Programming an ATtiny85

I made an Arduino shield for programming ATtiny85's.  I'm programming them by loading the Arduino ISP example and compiling/pushing with an Arduino as ISP programmer from the Arduino IDE.  A instrucables project that looks similar to the one I used is here:  My shield doesn't look exactly like the instructables as it was based on an instructable that is no longer available.


Working with NES controllers

After seeing that I was getting false positives from the knockoff NES controller I build a NES controller adapter so that I could test controllers without soldering in connectors or modifying the controller in any way.  I started by opening up an old Nintendo and was pleased to find that the controller was just wired up to a connector.

I was able to disconnect this without damaging the plug at all and used female d-sub connectors on an adapter board to make a connector for the Arduino.

This pinout reflects postings from this forum link,8481.0.html

  • Finished!

    Ben09/13/2014 at 08:42 0 comments

    I'm finished!  At least except for the actual sounds.  I haven't updated the sounds getting triggered by each button but I can always do that a bit later.  I found that a great option for a speaker is a speaker from a Dreamcast VMU.  I know that's completely random but I happened to have a dead one laying around and I found that the sound was pretty good.  I drilled two holes in the front of the controller and that seemed to be about perfect.

    As for the controller, I had to cut out several of the plastic columns on the inside of the casing.  I managed to cut out enough that I could fit everything in.  It was a tight fit...

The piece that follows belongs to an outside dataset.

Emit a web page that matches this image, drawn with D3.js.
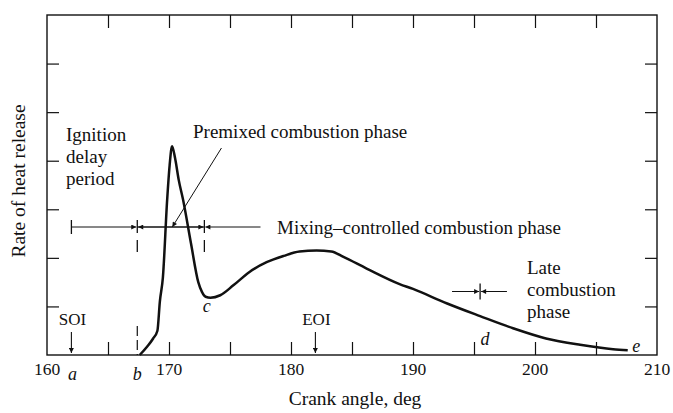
<!DOCTYPE html>
<html>
<head>
<meta charset="utf-8">
<script src="https://cdn.jsdelivr.net/npm/d3@7/dist/d3.min.js"></script>
<style>
  html, body { margin: 0; padding: 0; background: #fff; }
  svg { display: block; }
  text { font-family: "Liberation Serif", "DejaVu Serif", serif; fill: #111; }
</style>
</head>
<body>
<svg id="chart" width="673" height="413"></svg>
<script>
// ---- data ----
const crankAngle = [167.6, 168.2, 168.7, 169.05, 169.25, 169.5, 169.85, 170.05, 170.25, 170.5, 170.8, 171.15, 171.8, 172.4, 172.7, 173.0, 173.4, 174.2, 175.3, 176.6, 178.0, 179.4, 180.7, 182.1, 183.3, 184.3, 186.2, 188.9, 190.0, 192.8, 195.5, 198.2, 200.9, 203.7, 206.4, 207.6];
const heatRelease = [0, 0.17, 0.34, 0.5, 1.1, 1.6, 3.2, 3.9, 4.3, 4.05, 3.6, 3.2, 2.3, 1.5, 1.3, 1.2, 1.18, 1.23, 1.44, 1.71, 1.91, 2.04, 2.13, 2.15, 2.13, 2.02, 1.78, 1.46, 1.36, 1.06, 0.80, 0.55, 0.34, 0.21, 0.12, 0.10];
const xTickLabels = [160, 170, 180, 190, 200, 210];
const xMinorTicks = [165, 170, 175, 180, 185, 190, 195, 200, 205];
const yTicks = [1, 2, 3, 4, 5, 6];
const pointNames = ["a", "b", "c", "d", "e"];
const pointAngles = [162.1, 167.4, 173.1, 195.9, 208.3];

(function () {
const svg = d3.select("#chart");
const pLeft = 47, pRight = 657, pTop = 15, pBottom = 355;
const x = d3.scaleLinear().domain([160, 210]).range([pLeft, pRight]);
const y = d3.scaleLinear().domain([0, 7]).range([pBottom, pTop]);

// arrow markers
const defs = svg.append("defs");
defs.append("marker").attr("id", "ah").attr("viewBox", "0 0 10 10")
  .attr("refX", 10).attr("refY", 5).attr("markerWidth", 6).attr("markerHeight", 5)
  .attr("markerUnits", "userSpaceOnUse").attr("orient", "auto")
  .append("path").attr("d", "M0,0 L10,5 L0,10 Z").attr("fill", "#111");

// frame
svg.append("rect").attr("x", pLeft).attr("y", pTop).attr("width", pRight - pLeft).attr("height", pBottom - pTop)
  .attr("fill", "none").attr("stroke", "#111").attr("stroke-width", 1.4);

// ticks (all pointing inward)
const gx = svg.append("g").attr("transform", `translate(0,${pBottom})`)
  .call(d3.axisBottom(x).tickValues(xMinorTicks).tickSize(-13).tickFormat(""));
const gxt = svg.append("g").attr("transform", `translate(0,${pTop})`)
  .call(d3.axisTop(x).tickValues(xMinorTicks).tickSize(-13).tickFormat(""));
const gy = svg.append("g").attr("transform", `translate(${pLeft},0)`)
  .call(d3.axisLeft(y).tickValues(yTicks).tickSize(-12).tickFormat(""));
const gyr = svg.append("g").attr("transform", `translate(${pRight},0)`)
  .call(d3.axisRight(y).tickValues(yTicks).tickSize(-12).tickFormat(""));
[gx, gxt, gy, gyr].forEach(g => {
  g.select(".domain").remove();
  g.selectAll("line").attr("stroke", "#111").attr("stroke-width", 1.2);
});

// x tick labels
svg.append("g").selectAll("text").data(xTickLabels).join("text")
  .attr("x", d => x(d)).attr("y", 375).attr("text-anchor", "middle")
  .attr("font-size", 17.5).text(d => d);

// axis titles
svg.append("text").attr("x", 355).attr("y", 405).attr("text-anchor", "middle")
  .attr("font-size", 19.5).text("Crank angle, deg");
svg.append("text").attr("transform", `translate(25,181) rotate(-90)`).attr("text-anchor", "middle")
  .attr("font-size", 19.5).text("Rate of heat release");

// curve
const line = d3.line().x((d, i) => x(crankAngle[i])).y(d => y(d)).curve(d3.curveMonotoneX);
svg.append("path").datum(heatRelease).attr("d", line)
  .attr("fill", "none").attr("stroke", "#111").attr("stroke-width", 2.5).attr("stroke-linejoin", "round");

// point labels a..e (italic)
const pointY = [380, 380, 312, 345, 352];
svg.append("g").selectAll("text").data(pointNames).join("text")
  .attr("x", (d, i) => x(pointAngles[i])).attr("y", (d, i) => pointY[i])
  .attr("text-anchor", "middle").attr("font-style", "italic").attr("font-size", 18).text(d => d);

// b dashed marker near axis
svg.append("line").attr("x1", x(167.4)).attr("x2", x(167.4)).attr("y1", 326).attr("y2", pBottom)
  .attr("stroke", "#111").attr("stroke-width", 1.2).attr("stroke-dasharray", "10,4");

// SOI / EOI arrows
[[162, "SOI"], [182, "EOI"]].forEach(([a, t]) => {
  svg.append("text").attr("x", x(a) + 1).attr("y", 325).attr("text-anchor", "middle").attr("font-size", 17).text(t);
  svg.append("line").attr("x1", x(a)).attr("x2", x(a)).attr("y1", 332).attr("y2", 353)
    .attr("stroke", "#111").attr("stroke-width", 1.1).attr("marker-end", "url(#ah)");
});

// phase range arrows at y = 227
const ay = 227;
function arrow(x1, x2, yy) {
  svg.append("line").attr("x1", x1).attr("x2", x2).attr("y1", yy).attr("y2", yy)
    .attr("stroke", "#111").attr("stroke-width", 1).attr("marker-end", "url(#ah)");
}
function bar(xx, y1, y2) {
  svg.append("line").attr("x1", xx).attr("x2", xx).attr("y1", y1).attr("y2", y2)
    .attr("stroke", "#111").attr("stroke-width", 1.3);
}
bar(x(162), ay - 7, ay + 7);
arrow(x(162), x(167.4) - 1, ay);
bar(x(167.4), ay - 7, ay + 6);
bar(x(167.4), ay + 13, ay + 25);
arrow(x(172.9), x(167.4) + 1, ay);
arrow(x(167.4), x(172.9) - 1, ay);
bar(x(172.9), ay - 7, ay + 6);
bar(x(172.9), ay + 13, ay + 25);
arrow(x(177.5), x(172.9) + 1, ay);

// premixed pointer
svg.append("line").attr("x1", x(174.3)).attr("y1", 148).attr("x2", x(170.27)).attr("y2", ay)
  .attr("stroke", "#111").attr("stroke-width", 1).attr("marker-end", "url(#ah)");

// late combustion arrows
const ly = 291.5;
arrow(x(193.2), x(195.5) - 1, ly);
arrow(x(197.7), x(195.5) + 1, ly);
bar(x(195.5), ly - 8, ly + 8);

// texts
const fs = 19;
svg.append("text").attr("x", 193).attr("y", 138).attr("font-size", fs).text("Premixed combustion phase");
svg.append("text").attr("x", 277).attr("y", 234).attr("font-size", fs).text("Mixing\u2013controlled combustion phase");
["Ignition", "delay", "period"].forEach((t, i) =>
  svg.append("text").attr("x", 66).attr("y", 141 + i * 22).attr("font-size", fs).text(t));
["Late", "combustion", "phase"].forEach((t, i) =>
  svg.append("text").attr("x", 527).attr("y", 274 + i * 22).attr("font-size", fs).text(t));
})();
</script>
</body>
</html>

    and here's right before I close it up

    And here's the finished project

    I had a really hard time getting everything to lay flat.  I used a lot of wiring to increase the amount of play I'd have when laying everything down and then used hot glue to keep things in place.  That seemed to work well but the battery just never seemed to fit.  After some work I managed to find a good way to close the case and not have it appear to be bowing around where the components were.  I'll plan on letting my son play with this tomorrow and I'll give an update on how he likes it.

  • Proof of concepts part 2

    Ben08/21/2014 at 05:59 1 comment

    I decided to skip the Arduino UNO prototype and move directly to my ATtiny85 prototype.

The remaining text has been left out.